Budget to fund and re-orient federal homelessness strategy; new focus on housing

Hey there, time traveller!
This article was published 21/3/2013 (1527 days ago), so information in it may no longer be current.

OTTAWA - The Canadian Press has learned that the federal budget will renew funding for homelessness, and likely set its programming in a new direction.

Current funding for the Homelessness Partnering Strategy is $134.8 million a year, but it is set to expire in 2014 — causing much angst to those who deliver the program since the population is so vulnerable.

Finance Minister Jim Flaherty gets ready to put on his annual pre-budget shoes at the Roots Leather Factory in Toronto on Wednesday, March 20, 2013. THE CANADIAN PRESS/Nathan Denette

Finance Minister Jim Flaherty gets ready to put on his annual pre-budget shoes at the Roots Leather Factory in Toronto on Wednesday, March 20, 2013. THE CANADIAN PRESS/Nathan Denette

Finance Minister Jim Flaherty is set to extend that funding beyond 2014, but is also likely to put the funding on a new path: an emphasis on "housing first."

It's a relatively new approach to helping homeless people that has saved governments money and had strong results for precarious populations.

Governments focus on housing the homeless first and foremost by giving, or heavily subsidizing, apartments or homes — no questions asked. Then, they bombard the residents with all the social support they need to maintain their household.

Traditionally, government funding has focused on shelters and addictions, with provision of housing often conditional on recipients dealing with their other problems first.

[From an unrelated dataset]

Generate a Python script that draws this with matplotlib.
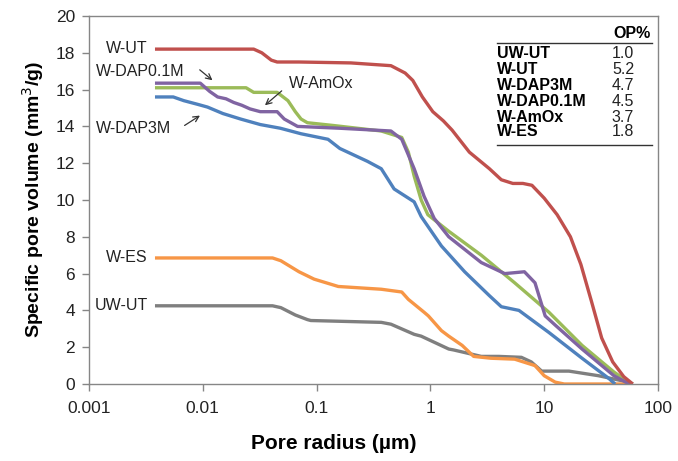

Over the past few years, Ottawa has funded groundbreaking research through the Mental Health Commission of Canada to figure out how much more efficient a housing-first strategy could be, especially for homeless people with mental illness.

The At Home/Chez Soi research has been delivering promising results, showing that with the proper supports, many mentally ill homeless people are able to not just stay off the streets, but also get the rest of their lives in order.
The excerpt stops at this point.